The perspectives range between the extremes of (1) “Heath, it’s just a lowly animal that is a nuisance and could have caused some harm to your family,” and (2) “How could you not see this animal as a living, breathing creature that deserved better?”  Might I find an UNcommon Perspetive that is useful to bring to this conversation?  I suppose it might be a merger that values the life of the creature without devaluing the protection of those under my protection.  Was my family in danger?  No, but under the right circumstances that were possible they could have been.  Should I have just let the creature “play ‘possum” and eventually creep its way down the road?  Probably.  The issue is I allowed the fear and concern of my family and myself move to the decision to take the easy way out:  Remove the problem.

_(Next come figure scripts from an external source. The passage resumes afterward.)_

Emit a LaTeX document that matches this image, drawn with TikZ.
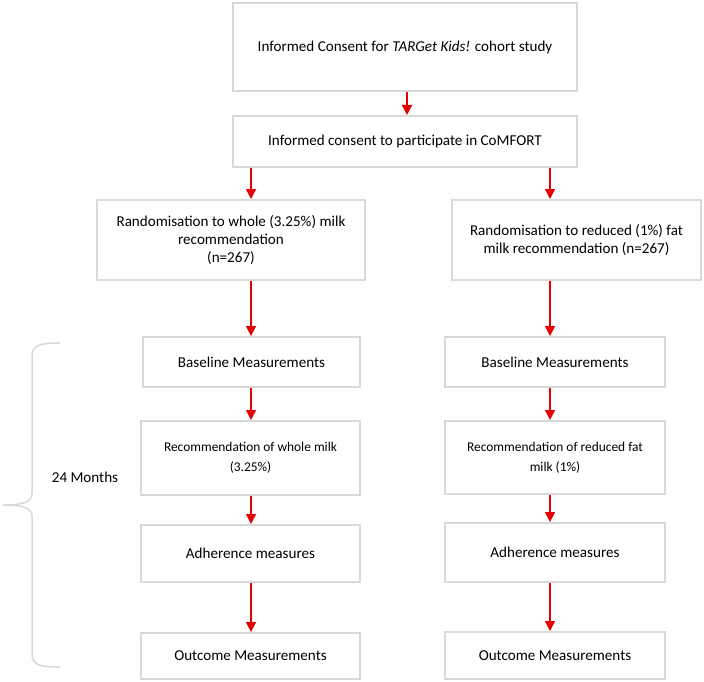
\documentclass[tikz,border=0pt]{standalone}
\usepackage{fontspec}
\setmainfont{Carlito}
\usetikzlibrary{arrows.meta}
\definecolor{boxgrey}{RGB}{217,217,217}
\definecolor{arrred}{RGB}{226,0,0}
\tikzset{
  flowbox/.style={draw=boxgrey, line width=2pt, rectangle, align=center, inner sep=2pt,
    font=\fontsize{15.1}{18}\selectfont},
  smallbox/.style={flowbox, font=\fontsize{13.4}{20}\selectfont},
  arr/.style={draw=arrred, line width=1.5pt, -{Triangle[width=10pt,length=10pt]}},
  bracestyle/.style={draw=boxgrey, line width=1.5pt}
}
\begin{document}
\begin{tikzpicture}[x=1pt,y=-1pt]
\useasboundingbox (0,0) rectangle (704,682);
% top boxes
\node[flowbox, minimum width=344pt, minimum height=88pt] (box1) at (405,47)
  {\raisebox{-3pt}{Informed Consent for \textit{TARGet Kids!} cohort study}};
\node[flowbox, minimum width=344pt, minimum height=51pt] (box2) at (405,141.5)
  {Informed consent to participate in CoMFORT};
% randomisation
\node[flowbox, minimum width=268pt, minimum height=80pt] (randL) at (231,240)
  {Randomisation to whole (3.25\%) milk\\recommendation\\(n=267)};
\node[flowbox, minimum width=249pt, minimum height=80pt] (randR) at (576.5,240)
  {Randomisation to reduced (1\%) fat\\milk recommendation (n=267)};
% left column
\node[flowbox, minimum width=217pt, minimum height=50pt] (baseL) at (251.5,362) {Baseline Measurements};
\node[smallbox, minimum width=219pt, minimum height=74pt] (recL) at (250.5,458) {Recommendation of whole milk\\(3.25\%)};
\node[flowbox, minimum width=219pt, minimum height=57pt] (adhL) at (250.5,553.5) {Adherence measures};
\node[flowbox, minimum width=219pt, minimum height=46pt] (outL) at (250.5,656) {Outcome Measurements};
% right column
\node[flowbox, minimum width=220pt, minimum height=50pt] (baseR) at (555,362) {Baseline Measurements};
\node[smallbox, minimum width=220pt, minimum height=73pt] (recR) at (555,457.5) {Recommendation of reduced fat\\milk (1\%)};
\node[flowbox, minimum width=220pt, minimum height=59pt] (adhR) at (555,552.5) {Adherence measures};
\node[flowbox, minimum width=220pt, minimum height=47pt] (outR) at (555,655.5) {Outcome Measurements};
% arrow columns
\coordinate (colL) at (251,0);
\coordinate (colR) at (550,0);
\coordinate (colT) at (407,0);
\draw[arr] (box1.south -| colT) -- (box2.north -| colT);
\draw[arr] (box2.south -| colL) -- (randL.north -| colL);
\draw[arr] (box2.south -| colR) -- (randR.north -| colR);
\draw[arr] (randL.south -| colL) -- (baseL.north -| colL);
\draw[arr] (randR.south -| colR) -- (baseR.north -| colR);
\draw[arr] (baseL.south -| colL) -- (recL.north -| colL);
\draw[arr] (baseR.south -| colR) -- (recR.north -| colR);
\draw[arr] (recL.south -| colL) -- (adhL.north -| colL);
\draw[arr] (recR.south -| colR) -- (adhR.north -| colR);
\draw[arr] (adhL.south -| colL) -- (outL.north -| colL);
\draw[arr] (adhR.south -| colR) -- (outR.north -| colR);
% brace
\draw[bracestyle] (60,343) .. controls (40,343) and (32,345) .. (32,356)
  -- (32,494) .. controls (32,503) and (20,505) .. (3,505)
  .. controls (20,505) and (32,507) .. (32,516)
  -- (32,654) .. controls (32,665) and (40,667) .. (60,667);
\node[font=\fontsize{15.1}{18}\selectfont] (months) at (85,477) {24 Months};
\end{tikzpicture}
\end{document}
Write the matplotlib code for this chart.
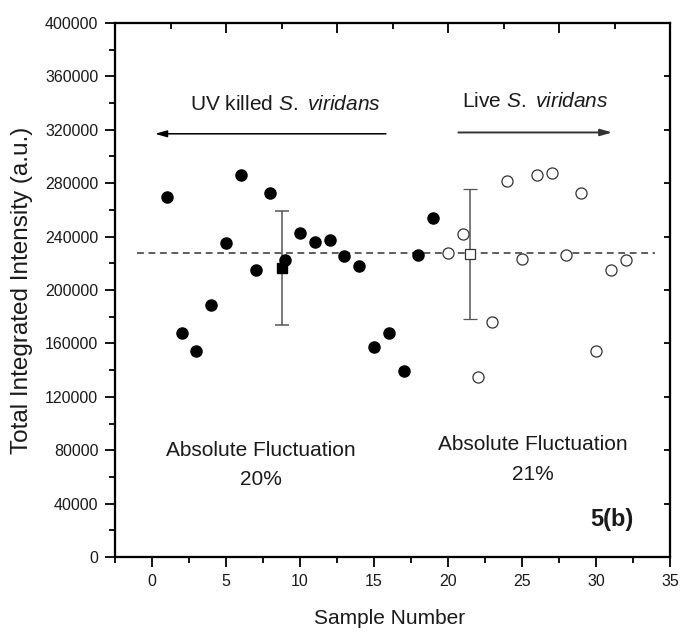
import matplotlib
matplotlib.use("Agg")
import matplotlib.pyplot as plt
from matplotlib.ticker import MultipleLocator

plt.rcParams['font.family'] = ['Liberation Sans', 'DejaVu Sans']
plt.rcParams['mathtext.fontset'] = 'custom'
plt.rcParams['mathtext.rm'] = 'Liberation Sans'
plt.rcParams['mathtext.it'] = 'Liberation Sans:italic'

# Data
uv_x = list(range(1, 20))
uv_y = [270000, 168000, 154000, 188500, 235500, 286000, 215000, 273000, 222500,
        242500, 236000, 237500, 225500, 218000, 157000, 168000, 139500, 226500, 254000]
live_x = list(range(20, 33))
live_y = [228000, 242000, 135000, 176000, 281500, 223500, 286000, 288000, 226000,
          272500, 154500, 215000, 222500]
uv_mean_x, uv_mean_y, uv_err = 8.75, 216500, 43000
live_mean_x, live_mean_y, live_err = 21.5, 227000, 49000
mean_line_x = [-1, 34]
mean_line_y = [228000, 228000]

fig = plt.figure(figsize=(6.83, 6.33), dpi=100)
ax = fig.add_axes([0.1684, 0.12, 0.981 - 0.1684, 0.9637 - 0.12])

tc = '#1a1a1a'
ax.plot(mean_line_x, mean_line_y, ls=(0, (4.5, 3)), color='#333333', lw=1.1, zorder=1)

ax.errorbar([uv_mean_x], [uv_mean_y], yerr=[uv_err], fmt='s', color='black',
            ms=7.5, ecolor='#555555', elinewidth=1.1, capsize=5, capthick=1.1, zorder=3)
ax.errorbar([live_mean_x], [live_mean_y], yerr=[live_err], fmt='s', mfc='white',
            mec='#333333', mew=0.9, ms=7, ecolor='#555555', elinewidth=1.1,
            capsize=5, capthick=1.1, zorder=3)

ax.plot(uv_x, uv_y, 'o', color='black', ms=8, zorder=4)
ax.plot(live_x, live_y, 'o', mfc='white', mec='#333333', mew=0.9, ms=8, zorder=4)

ax.set_xlim(-2.5, 35)
ax.set_ylim(0, 400000)
ax.xaxis.set_major_locator(MultipleLocator(5))
ax.xaxis.set_minor_locator(MultipleLocator(2.5))
ax.yaxis.set_major_locator(MultipleLocator(40000))
ax.yaxis.set_minor_locator(MultipleLocator(20000))
ax.tick_params(which='major', direction='out', length=7.5, width=1.3,
               labelsize=11.5, labelcolor=tc, pad=4.5)
ax.tick_params(which='minor', direction='out', length=4, width=1.3)
for s in ax.spines.values():
    s.set_linewidth(1.5)

ax.set_xlabel('Sample Number', fontsize=15, color=tc)
ax.xaxis.set_label_coords(0.495, -0.097)
ax.set_ylabel('Total Integrated Intensity (a.u.)', fontsize=17.5, color=tc)
ax.yaxis.set_label_coords(-0.148, 0.5)

# top axis ticks
axt = ax.twiny()
axt.set_xlim(0, 10)
axt.xaxis.set_major_locator(MultipleLocator(2))
axt.xaxis.set_minor_locator(MultipleLocator(1))
axt.tick_params(which='major', direction='in', length=7.5, width=1.3, labeltop=False)
axt.tick_params(which='minor', direction='in', length=4, width=1.3)
# right axis ticks
axr = ax.twinx()
axr.set_ylim(0, 400000)
axr.yaxis.set_major_locator(MultipleLocator(40000))
axr.tick_params(which='major', direction='in', length=4, width=1.3, labelright=False)
for a in (axt, axr):
    for s in a.spines.values():
        s.set_linewidth(1.5)

ax.annotate('', xy=(0.2, 317000), xytext=(15.8, 317000),
            arrowprops=dict(arrowstyle='-|>,head_length=0.7,head_width=0.2',
                            color='black', lw=1.1, shrinkA=0, shrinkB=0))
ax.annotate('', xy=(31.1, 318000), xytext=(20.7, 318000),
            arrowprops=dict(arrowstyle='-|>,head_length=0.7,head_width=0.2',
                            color='#333333', lw=1.4, shrinkA=0, shrinkB=0))

ax.text(9.0, 339000, r'UV killed $\mathit{S.\ viridans}$', fontsize=15,
        color=tc, ha='center', va='center')
ax.text(25.9, 341000, r'Live $\mathit{S.\ viridans}$', fontsize=15,
        color=tc, ha='center', va='center')
ax.text(7.35, 79500, 'Absolute Fluctuation', fontsize=15, color=tc,
        ha='center', va='center')
ax.text(7.35, 58000, '20%', fontsize=15, color=tc, ha='center', va='center')
ax.text(25.7, 84000, 'Absolute Fluctuation', fontsize=15, color=tc,
        ha='center', va='center')
ax.text(25.7, 62000, '21%', fontsize=15, color=tc, ha='center', va='center')
ax.text(32.5, 28000, '5(b)', fontsize=17, fontweight='bold', color=tc,
        ha='right', va='center')

fig.savefig('out.png', dpi=100)
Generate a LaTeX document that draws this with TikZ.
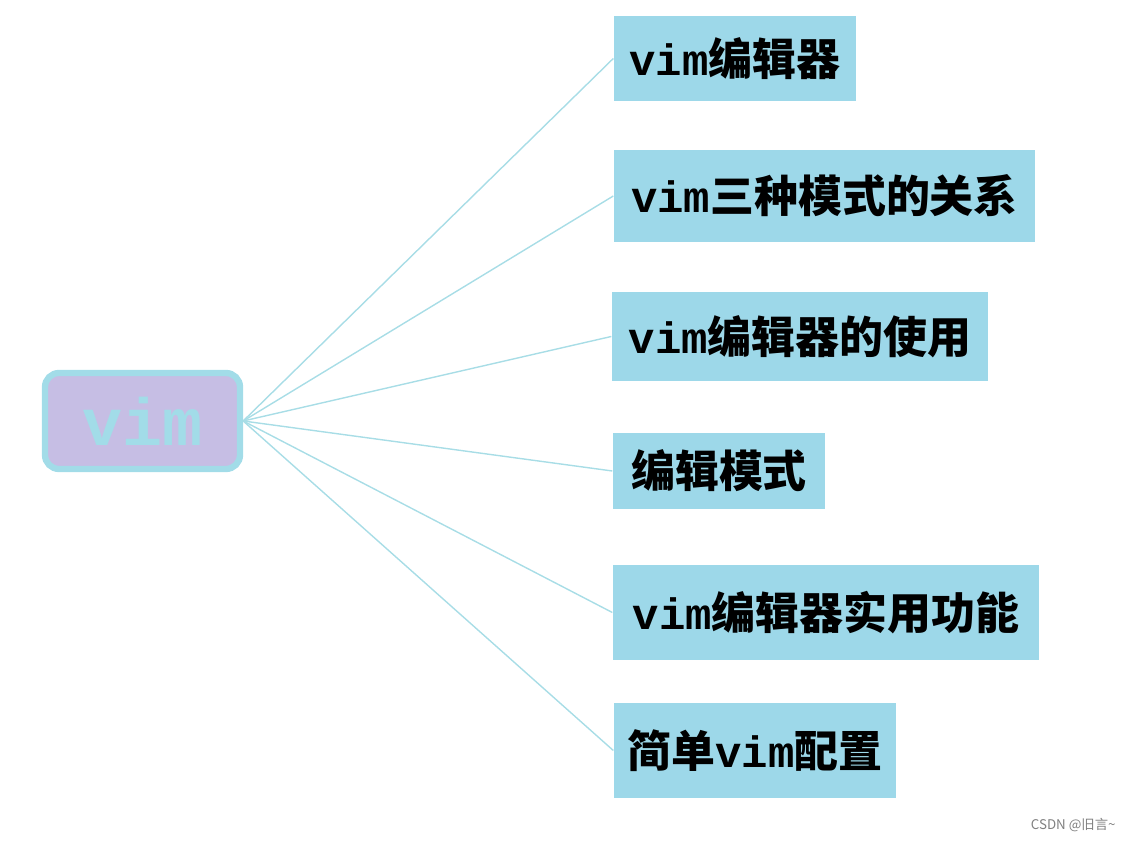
\documentclass[tikz,border=0pt]{standalone}
\usepackage{fontspec}
\setmonofont{Liberation Mono}
\newfontfamily\cjk{Noto Sans CJK SC}
\usepackage{xcolor}
\usetikzlibrary{positioning}

\definecolor{boxblue}{HTML}{9DD8E9}
\definecolor{rootfill}{HTML}{C6BEE4}
\definecolor{rootline}{HTML}{A2DCE8}
\definecolor{linkcol}{HTML}{A8DDE6}

\newcommand{\vm}{{\ttfamily\bfseries vim}}

\begin{document}
\begin{tikzpicture}[
    topic/.style={rectangle, fill=boxblue, text centered, inner sep=0pt, font=\fontsize{12.5}{15}\selectfont\cjk\bfseries},
    root/.style={rectangle, rounded corners=4pt, fill=rootfill, draw=rootline, line width=1.8pt, minimum width=1.95cm, minimum height=0.96cm, text=rootline, font=\fontsize{19}{22}\selectfont\ttfamily\bfseries},
    link/.style={draw=linkcol, line width=0.4pt}
]
\useasboundingbox (0,0) rectangle (11.41,8.41);

% Root
\node[root] (vim) at (1.425,4.20) {vim};

% Topics
\node[topic, minimum width=2.42cm, minimum height=0.85cm] (editor) at (7.35,7.825) {\vm 编辑器};
\node[topic, minimum width=4.21cm, minimum height=0.92cm] (modes) at (8.245,6.45) {\vm 三种模式的关系};
\node[topic, minimum width=3.76cm, minimum height=0.89cm] (usage) at (8.00,5.045) {\vm 编辑器的使用};
\node[topic, minimum width=2.12cm, minimum height=0.76cm] (editmode) at (7.19,3.70) {编辑模式};
\node[topic, minimum width=4.26cm, minimum height=0.95cm] (features) at (8.26,2.285) {\vm 编辑器实用功能};
\node[topic, minimum width=2.82cm, minimum height=0.95cm] (config) at (7.55,0.905) {简单\vm 配置};

% Links
\foreach \t in {editor, modes, usage, editmode, features, config}
    \draw[link] (vim.east) -- (\t.west);

% Watermark
\node[anchor=east, text=gray, font=\fontsize{3.8}{4.5}\selectfont\cjk] (mark) at (11.28,0.16) {CSDN @旧言\textasciitilde};

\end{tikzpicture}
\end{document}
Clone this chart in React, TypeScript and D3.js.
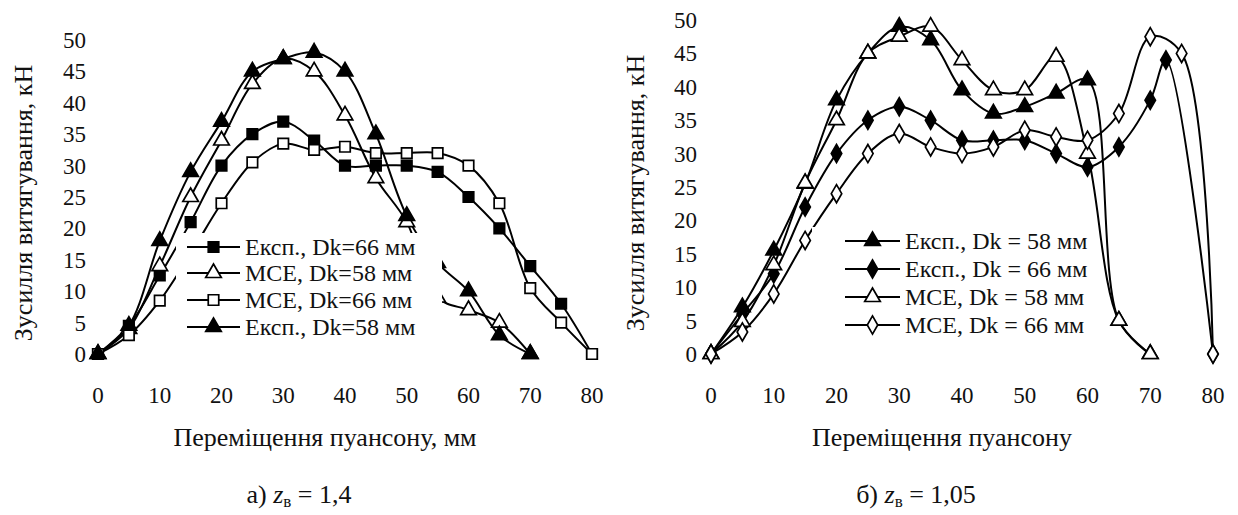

Now that I am to a core issue that we deal with, I would like to allow this experience to speak meaningfully to me and I hope to you.  Fear and concern will always drive us to remove the problem so that we will not have to wrestle with the tensions of “what if” and so what?”  The UNcommon Perspective reminds me to wrestle with tension before I resolve – or remove in this case – the problem.  Growth does not take place in the solution but in the process of deciphering and dissecting the scenario that is playing out.  By wrestling further we may find the alternative that allows for good to all parties.  So, I am going to learn my lesson and remember that instead of “playing ‘possum” to fear and concern I will wrestle towards growth that will benefit all.